[Directions]:
Return each line of the listing that contains the string "matplotlib".

··········

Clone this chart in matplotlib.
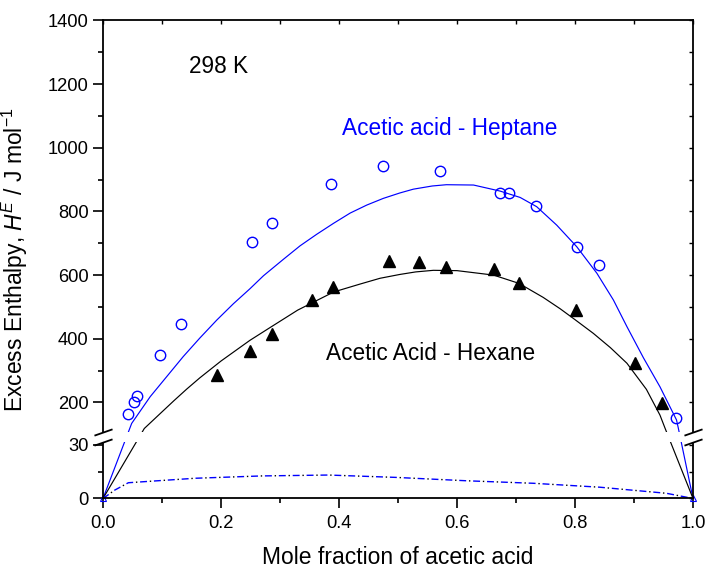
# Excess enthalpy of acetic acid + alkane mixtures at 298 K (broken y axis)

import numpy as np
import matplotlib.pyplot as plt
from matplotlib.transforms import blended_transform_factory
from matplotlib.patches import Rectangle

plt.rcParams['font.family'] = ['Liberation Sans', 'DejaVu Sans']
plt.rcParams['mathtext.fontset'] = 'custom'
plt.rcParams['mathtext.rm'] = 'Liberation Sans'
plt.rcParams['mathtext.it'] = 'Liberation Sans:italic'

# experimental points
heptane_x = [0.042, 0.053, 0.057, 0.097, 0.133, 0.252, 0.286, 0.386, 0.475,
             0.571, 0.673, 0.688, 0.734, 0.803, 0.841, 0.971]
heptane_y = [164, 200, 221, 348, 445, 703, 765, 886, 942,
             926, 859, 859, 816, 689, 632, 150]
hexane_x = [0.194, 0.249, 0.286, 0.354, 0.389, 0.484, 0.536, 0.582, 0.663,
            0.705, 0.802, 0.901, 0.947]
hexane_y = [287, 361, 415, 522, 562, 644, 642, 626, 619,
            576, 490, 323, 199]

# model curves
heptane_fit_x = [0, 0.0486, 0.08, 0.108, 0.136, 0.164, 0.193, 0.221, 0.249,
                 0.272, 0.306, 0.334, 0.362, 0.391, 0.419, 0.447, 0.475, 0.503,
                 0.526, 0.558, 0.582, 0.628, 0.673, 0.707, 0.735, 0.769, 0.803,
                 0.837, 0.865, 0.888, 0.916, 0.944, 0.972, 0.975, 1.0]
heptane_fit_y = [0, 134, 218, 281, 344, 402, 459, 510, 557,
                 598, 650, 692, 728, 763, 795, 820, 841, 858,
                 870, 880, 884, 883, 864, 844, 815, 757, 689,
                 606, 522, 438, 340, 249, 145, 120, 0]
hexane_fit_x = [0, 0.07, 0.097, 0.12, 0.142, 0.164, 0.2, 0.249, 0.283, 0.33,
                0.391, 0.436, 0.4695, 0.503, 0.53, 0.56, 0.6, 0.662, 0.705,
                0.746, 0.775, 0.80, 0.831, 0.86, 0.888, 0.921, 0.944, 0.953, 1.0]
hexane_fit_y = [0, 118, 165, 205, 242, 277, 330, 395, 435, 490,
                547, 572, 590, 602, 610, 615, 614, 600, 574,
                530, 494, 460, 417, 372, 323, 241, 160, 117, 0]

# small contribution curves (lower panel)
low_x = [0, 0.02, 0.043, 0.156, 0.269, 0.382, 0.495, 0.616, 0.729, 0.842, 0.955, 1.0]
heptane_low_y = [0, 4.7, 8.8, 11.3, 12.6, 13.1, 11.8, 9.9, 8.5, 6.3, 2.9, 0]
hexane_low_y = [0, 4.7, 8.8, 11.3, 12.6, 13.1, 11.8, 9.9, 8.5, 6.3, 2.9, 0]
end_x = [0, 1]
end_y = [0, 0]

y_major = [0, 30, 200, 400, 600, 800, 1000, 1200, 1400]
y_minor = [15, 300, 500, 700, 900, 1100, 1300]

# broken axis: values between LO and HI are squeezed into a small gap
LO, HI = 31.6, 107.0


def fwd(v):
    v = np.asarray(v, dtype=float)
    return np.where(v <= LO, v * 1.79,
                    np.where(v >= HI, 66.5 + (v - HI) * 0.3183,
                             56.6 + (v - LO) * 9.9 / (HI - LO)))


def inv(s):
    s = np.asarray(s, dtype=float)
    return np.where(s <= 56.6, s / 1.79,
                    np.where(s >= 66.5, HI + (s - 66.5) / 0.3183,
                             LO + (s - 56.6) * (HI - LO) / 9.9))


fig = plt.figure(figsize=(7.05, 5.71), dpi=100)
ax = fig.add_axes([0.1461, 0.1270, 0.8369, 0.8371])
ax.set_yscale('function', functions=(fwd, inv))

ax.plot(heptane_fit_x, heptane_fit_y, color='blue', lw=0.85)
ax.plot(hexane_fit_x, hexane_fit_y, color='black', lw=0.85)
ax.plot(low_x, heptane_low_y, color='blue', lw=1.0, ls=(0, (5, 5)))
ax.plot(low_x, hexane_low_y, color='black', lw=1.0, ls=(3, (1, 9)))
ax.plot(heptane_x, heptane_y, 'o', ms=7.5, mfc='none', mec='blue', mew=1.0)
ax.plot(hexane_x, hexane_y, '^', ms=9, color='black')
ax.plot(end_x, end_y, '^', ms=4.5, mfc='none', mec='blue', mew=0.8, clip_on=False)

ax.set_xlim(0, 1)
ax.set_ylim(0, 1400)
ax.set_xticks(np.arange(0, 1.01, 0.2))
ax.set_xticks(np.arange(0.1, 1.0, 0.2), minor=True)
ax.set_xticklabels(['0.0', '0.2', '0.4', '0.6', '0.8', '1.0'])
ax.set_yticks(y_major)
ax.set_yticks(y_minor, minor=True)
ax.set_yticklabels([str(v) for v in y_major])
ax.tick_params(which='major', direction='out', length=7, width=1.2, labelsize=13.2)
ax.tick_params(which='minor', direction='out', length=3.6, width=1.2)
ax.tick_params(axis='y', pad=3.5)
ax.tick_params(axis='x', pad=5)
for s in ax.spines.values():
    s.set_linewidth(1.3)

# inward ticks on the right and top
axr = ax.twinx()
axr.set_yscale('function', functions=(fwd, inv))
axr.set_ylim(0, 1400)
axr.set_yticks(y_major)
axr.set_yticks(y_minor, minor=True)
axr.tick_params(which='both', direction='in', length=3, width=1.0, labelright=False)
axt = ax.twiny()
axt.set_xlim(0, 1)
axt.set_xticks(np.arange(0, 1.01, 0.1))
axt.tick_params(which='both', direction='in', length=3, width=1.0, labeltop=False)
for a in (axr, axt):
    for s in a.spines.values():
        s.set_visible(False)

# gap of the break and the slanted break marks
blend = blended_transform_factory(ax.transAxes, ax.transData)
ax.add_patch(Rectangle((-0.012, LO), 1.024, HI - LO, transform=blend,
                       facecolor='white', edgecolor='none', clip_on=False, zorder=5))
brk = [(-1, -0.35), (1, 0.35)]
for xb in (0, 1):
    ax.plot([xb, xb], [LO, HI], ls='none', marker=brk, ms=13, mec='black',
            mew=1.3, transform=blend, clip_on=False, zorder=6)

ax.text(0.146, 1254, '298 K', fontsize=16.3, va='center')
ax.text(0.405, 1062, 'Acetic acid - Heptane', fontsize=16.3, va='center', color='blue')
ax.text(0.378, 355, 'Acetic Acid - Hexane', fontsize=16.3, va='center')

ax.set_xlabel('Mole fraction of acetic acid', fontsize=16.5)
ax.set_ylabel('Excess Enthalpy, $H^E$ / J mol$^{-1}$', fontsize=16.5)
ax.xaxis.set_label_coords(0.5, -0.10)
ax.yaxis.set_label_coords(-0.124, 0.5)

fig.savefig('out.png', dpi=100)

··········

[Final result]:
Clone this chart in matplotlib.
import matplotlib.pyplot as plt
from matplotlib.transforms import blended_transform_factory
from matplotlib.patches import Rectangle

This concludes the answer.